*EXERCISE OBJECTIVE*:
In the data below, locate the line containing "Clone this screenshot in HTML." and the line containing "const sma5 = zaiko.map((v,i)=>", then retype both and everything between them exactly. Pictures are not part of the copy.

*LISTED RECORDS*:

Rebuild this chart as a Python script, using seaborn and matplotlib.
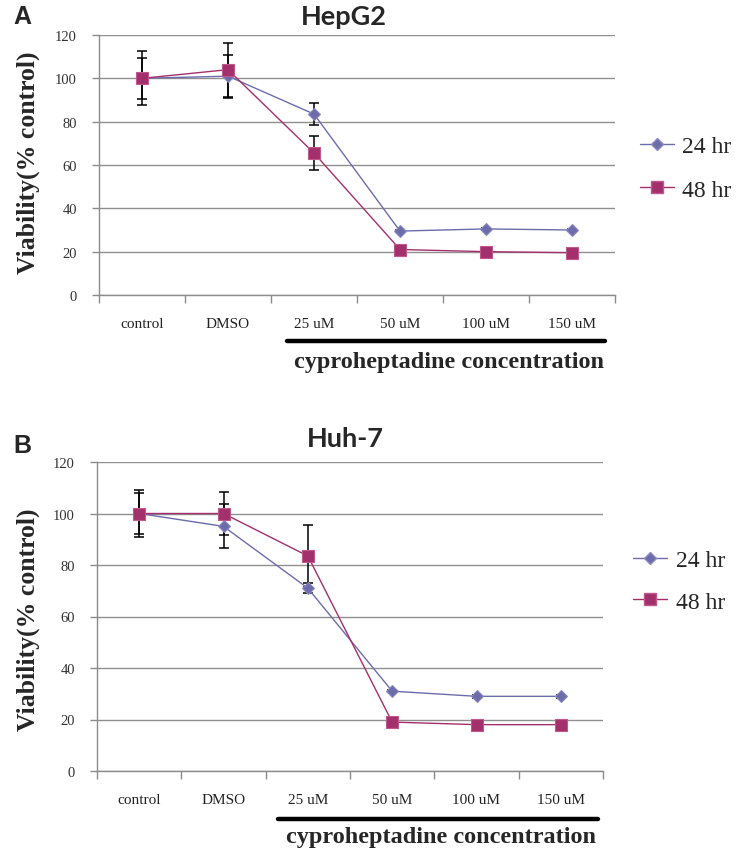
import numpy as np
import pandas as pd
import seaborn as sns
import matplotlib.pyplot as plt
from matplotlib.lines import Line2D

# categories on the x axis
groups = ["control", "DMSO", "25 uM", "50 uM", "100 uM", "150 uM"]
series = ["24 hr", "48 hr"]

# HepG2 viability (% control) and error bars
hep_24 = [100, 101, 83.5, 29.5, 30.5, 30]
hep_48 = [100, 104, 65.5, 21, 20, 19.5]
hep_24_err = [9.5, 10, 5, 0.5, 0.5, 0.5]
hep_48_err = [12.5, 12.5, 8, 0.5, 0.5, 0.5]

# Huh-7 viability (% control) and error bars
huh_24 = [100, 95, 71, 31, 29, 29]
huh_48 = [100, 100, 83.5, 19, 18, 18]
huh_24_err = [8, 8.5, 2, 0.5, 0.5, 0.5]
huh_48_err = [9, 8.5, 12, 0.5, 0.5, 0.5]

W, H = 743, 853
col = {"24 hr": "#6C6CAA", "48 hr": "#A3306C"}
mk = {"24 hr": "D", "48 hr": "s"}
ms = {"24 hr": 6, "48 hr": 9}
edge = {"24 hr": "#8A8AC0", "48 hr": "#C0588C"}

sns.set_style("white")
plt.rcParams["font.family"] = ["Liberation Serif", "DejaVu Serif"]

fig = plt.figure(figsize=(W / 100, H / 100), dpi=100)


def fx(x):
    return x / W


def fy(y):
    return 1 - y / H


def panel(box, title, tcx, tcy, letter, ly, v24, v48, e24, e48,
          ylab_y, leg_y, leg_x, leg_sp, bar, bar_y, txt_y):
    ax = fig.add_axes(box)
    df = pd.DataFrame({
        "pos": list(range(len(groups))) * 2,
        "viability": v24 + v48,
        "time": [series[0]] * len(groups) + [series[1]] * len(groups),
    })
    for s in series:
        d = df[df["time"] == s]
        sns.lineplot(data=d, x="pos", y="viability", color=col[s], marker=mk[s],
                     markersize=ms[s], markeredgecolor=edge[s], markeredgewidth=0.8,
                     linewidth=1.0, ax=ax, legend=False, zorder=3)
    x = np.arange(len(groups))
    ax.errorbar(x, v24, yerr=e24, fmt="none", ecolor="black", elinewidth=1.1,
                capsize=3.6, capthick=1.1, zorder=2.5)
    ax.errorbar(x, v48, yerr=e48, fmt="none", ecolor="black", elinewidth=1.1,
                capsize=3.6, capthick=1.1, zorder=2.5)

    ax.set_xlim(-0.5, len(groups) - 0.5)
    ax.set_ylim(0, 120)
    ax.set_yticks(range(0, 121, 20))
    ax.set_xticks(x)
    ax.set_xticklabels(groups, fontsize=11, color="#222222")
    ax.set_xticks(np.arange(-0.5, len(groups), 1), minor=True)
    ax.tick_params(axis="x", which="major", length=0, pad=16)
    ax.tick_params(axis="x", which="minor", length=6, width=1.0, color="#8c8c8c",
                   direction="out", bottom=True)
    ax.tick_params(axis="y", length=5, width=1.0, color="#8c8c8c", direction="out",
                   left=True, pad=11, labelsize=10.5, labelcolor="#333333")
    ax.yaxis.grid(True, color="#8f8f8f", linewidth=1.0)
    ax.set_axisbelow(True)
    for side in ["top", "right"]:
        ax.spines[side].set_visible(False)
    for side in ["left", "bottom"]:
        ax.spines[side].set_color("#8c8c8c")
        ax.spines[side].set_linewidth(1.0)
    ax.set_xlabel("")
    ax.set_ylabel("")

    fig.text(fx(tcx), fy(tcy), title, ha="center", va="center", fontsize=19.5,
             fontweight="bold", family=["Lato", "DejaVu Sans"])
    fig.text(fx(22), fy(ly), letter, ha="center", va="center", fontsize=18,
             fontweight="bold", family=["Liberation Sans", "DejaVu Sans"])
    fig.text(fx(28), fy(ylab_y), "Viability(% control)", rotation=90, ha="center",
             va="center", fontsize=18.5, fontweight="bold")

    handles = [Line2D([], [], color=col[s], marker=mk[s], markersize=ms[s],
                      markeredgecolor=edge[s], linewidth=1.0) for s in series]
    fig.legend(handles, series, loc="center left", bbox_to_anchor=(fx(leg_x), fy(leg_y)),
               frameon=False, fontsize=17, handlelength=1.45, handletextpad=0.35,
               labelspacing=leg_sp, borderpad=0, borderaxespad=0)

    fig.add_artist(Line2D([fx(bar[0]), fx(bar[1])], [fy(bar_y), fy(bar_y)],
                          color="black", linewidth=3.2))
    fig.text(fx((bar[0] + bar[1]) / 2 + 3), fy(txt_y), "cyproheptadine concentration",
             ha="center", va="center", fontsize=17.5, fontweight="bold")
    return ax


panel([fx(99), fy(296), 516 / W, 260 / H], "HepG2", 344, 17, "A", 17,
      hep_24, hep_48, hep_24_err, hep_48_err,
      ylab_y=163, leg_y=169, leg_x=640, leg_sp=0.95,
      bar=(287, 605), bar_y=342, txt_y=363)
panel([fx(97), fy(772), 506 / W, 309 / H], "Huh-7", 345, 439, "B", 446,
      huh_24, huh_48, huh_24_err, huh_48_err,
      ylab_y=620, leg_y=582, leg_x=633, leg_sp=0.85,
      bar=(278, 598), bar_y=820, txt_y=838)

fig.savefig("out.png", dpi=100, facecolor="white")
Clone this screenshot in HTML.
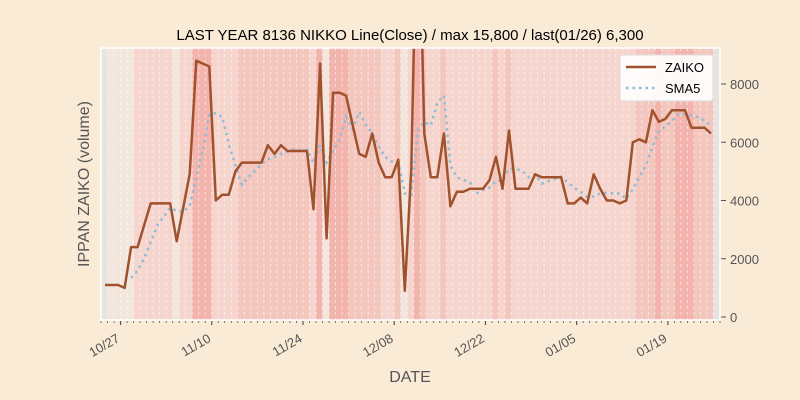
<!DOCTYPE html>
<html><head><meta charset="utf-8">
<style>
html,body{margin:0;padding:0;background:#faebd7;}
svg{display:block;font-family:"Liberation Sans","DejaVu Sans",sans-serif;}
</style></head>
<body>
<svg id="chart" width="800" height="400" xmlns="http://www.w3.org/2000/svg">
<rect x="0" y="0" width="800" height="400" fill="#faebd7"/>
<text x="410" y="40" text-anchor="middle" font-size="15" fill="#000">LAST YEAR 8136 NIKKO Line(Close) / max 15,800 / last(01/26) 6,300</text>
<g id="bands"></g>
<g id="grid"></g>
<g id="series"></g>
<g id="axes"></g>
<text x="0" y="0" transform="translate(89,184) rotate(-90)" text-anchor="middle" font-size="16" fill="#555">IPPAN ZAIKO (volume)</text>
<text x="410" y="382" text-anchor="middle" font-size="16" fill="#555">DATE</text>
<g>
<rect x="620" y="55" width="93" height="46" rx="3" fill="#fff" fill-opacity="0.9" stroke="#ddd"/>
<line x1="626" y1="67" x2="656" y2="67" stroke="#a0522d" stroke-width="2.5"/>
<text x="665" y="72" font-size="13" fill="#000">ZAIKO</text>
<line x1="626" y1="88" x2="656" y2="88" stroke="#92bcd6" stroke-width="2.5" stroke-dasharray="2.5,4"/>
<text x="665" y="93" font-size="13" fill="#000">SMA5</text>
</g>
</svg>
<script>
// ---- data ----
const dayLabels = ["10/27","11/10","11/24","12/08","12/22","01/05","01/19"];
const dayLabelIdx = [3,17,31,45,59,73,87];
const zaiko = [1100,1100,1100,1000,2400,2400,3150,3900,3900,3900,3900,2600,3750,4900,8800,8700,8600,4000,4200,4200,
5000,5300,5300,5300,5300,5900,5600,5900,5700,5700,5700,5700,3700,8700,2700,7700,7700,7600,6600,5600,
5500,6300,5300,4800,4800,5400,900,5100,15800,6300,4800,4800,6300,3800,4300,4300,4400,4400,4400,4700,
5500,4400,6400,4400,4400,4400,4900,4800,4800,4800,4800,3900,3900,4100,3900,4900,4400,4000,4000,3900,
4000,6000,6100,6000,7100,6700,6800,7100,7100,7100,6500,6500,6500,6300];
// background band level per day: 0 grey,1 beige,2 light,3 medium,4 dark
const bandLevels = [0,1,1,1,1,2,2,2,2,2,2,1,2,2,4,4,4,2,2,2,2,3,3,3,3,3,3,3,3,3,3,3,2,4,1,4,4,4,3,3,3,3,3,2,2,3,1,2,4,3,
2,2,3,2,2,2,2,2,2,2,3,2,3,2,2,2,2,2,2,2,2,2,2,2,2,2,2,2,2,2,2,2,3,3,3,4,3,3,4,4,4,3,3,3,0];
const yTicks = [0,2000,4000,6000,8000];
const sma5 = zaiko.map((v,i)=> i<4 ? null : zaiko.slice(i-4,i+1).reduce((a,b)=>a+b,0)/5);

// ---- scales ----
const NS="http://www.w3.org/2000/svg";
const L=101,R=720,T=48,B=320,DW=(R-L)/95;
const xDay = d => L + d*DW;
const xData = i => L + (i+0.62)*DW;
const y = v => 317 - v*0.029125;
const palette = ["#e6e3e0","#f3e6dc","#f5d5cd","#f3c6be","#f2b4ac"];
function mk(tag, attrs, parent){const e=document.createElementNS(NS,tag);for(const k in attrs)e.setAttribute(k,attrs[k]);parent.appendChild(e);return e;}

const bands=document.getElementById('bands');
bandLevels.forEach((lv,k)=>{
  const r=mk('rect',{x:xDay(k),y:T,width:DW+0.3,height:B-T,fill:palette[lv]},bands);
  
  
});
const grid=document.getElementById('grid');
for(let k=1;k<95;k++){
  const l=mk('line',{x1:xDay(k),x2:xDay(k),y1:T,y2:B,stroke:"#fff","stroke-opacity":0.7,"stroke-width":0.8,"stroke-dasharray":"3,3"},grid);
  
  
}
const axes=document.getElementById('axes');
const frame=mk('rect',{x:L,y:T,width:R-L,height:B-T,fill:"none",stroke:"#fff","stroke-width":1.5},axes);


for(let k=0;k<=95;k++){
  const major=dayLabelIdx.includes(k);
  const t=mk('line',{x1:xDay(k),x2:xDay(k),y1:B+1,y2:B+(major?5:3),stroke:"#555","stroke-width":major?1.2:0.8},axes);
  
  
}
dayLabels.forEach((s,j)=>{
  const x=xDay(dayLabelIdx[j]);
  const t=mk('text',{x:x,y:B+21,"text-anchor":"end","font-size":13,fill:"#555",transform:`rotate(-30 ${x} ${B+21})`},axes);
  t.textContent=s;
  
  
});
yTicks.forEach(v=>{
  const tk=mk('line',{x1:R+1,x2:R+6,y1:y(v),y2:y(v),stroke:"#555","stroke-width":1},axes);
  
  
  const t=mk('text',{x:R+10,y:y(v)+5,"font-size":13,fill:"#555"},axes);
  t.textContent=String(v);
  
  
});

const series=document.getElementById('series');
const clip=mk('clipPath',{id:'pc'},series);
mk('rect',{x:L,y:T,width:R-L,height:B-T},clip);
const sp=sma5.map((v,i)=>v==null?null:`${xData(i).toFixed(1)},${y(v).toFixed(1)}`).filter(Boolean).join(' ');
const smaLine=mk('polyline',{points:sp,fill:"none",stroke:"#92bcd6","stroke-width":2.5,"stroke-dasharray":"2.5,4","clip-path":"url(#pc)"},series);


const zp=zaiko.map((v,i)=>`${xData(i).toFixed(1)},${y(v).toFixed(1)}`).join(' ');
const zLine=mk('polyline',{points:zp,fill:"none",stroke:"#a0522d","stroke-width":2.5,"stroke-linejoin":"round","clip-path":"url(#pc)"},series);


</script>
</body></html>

*SOLUTION FOR THIS PROBLEM*:
Clone this screenshot in HTML.
<!DOCTYPE html>
<html><head><meta charset="utf-8">
<style>
html,body{margin:0;padding:0;background:#faebd7;}
svg{display:block;font-family:"Liberation Sans","DejaVu Sans",sans-serif;}
</style></head>
<body>
<svg id="chart" width="800" height="400" xmlns="http://www.w3.org/2000/svg">
<rect x="0" y="0" width="800" height="400" fill="#faebd7"/>
<text x="410" y="40" text-anchor="middle" font-size="15" fill="#000">LAST YEAR 8136 NIKKO Line(Close) / max 15,800 / last(01/26) 6,300</text>
<g id="bands"></g>
<g id="grid"></g>
<g id="series"></g>
<g id="axes"></g>
<text x="0" y="0" transform="translate(89,184) rotate(-90)" text-anchor="middle" font-size="16" fill="#555">IPPAN ZAIKO (volume)</text>
<text x="410" y="382" text-anchor="middle" font-size="16" fill="#555">DATE</text>
<g>
<rect x="620" y="55" width="93" height="46" rx="3" fill="#fff" fill-opacity="0.9" stroke="#ddd"/>
<line x1="626" y1="67" x2="656" y2="67" stroke="#a0522d" stroke-width="2.5"/>
<text x="665" y="72" font-size="13" fill="#000">ZAIKO</text>
<line x1="626" y1="88" x2="656" y2="88" stroke="#92bcd6" stroke-width="2.5" stroke-dasharray="2.5,4"/>
<text x="665" y="93" font-size="13" fill="#000">SMA5</text>
</g>
</svg>
<script>
// ---- data ----
const dayLabels = ["10/27","11/10","11/24","12/08","12/22","01/05","01/19"];
const dayLabelIdx = [3,17,31,45,59,73,87];
const zaiko = [1100,1100,1100,1000,2400,2400,3150,3900,3900,3900,3900,2600,3750,4900,8800,8700,8600,4000,4200,4200,
5000,5300,5300,5300,5300,5900,5600,5900,5700,5700,5700,5700,3700,8700,2700,7700,7700,7600,6600,5600,
5500,6300,5300,4800,4800,5400,900,5100,15800,6300,4800,4800,6300,3800,4300,4300,4400,4400,4400,4700,
5500,4400,6400,4400,4400,4400,4900,4800,4800,4800,4800,3900,3900,4100,3900,4900,4400,4000,4000,3900,
4000,6000,6100,6000,7100,6700,6800,7100,7100,7100,6500,6500,6500,6300];
// background band level per day: 0 grey,1 beige,2 light,3 medium,4 dark
const bandLevels = [0,1,1,1,1,2,2,2,2,2,2,1,2,2,4,4,4,2,2,2,2,3,3,3,3,3,3,3,3,3,3,3,2,4,1,4,4,4,3,3,3,3,3,2,2,3,1,2,4,3,
2,2,3,2,2,2,2,2,2,2,3,2,3,2,2,2,2,2,2,2,2,2,2,2,2,2,2,2,2,2,2,2,3,3,3,4,3,3,4,4,4,3,3,3,0];
const yTicks = [0,2000,4000,6000,8000];
const sma5 = zaiko.map((v,i)=> i<4 ? null : zaiko.slice(i-4,i+1).reduce((a,b)=>a+b,0)/5);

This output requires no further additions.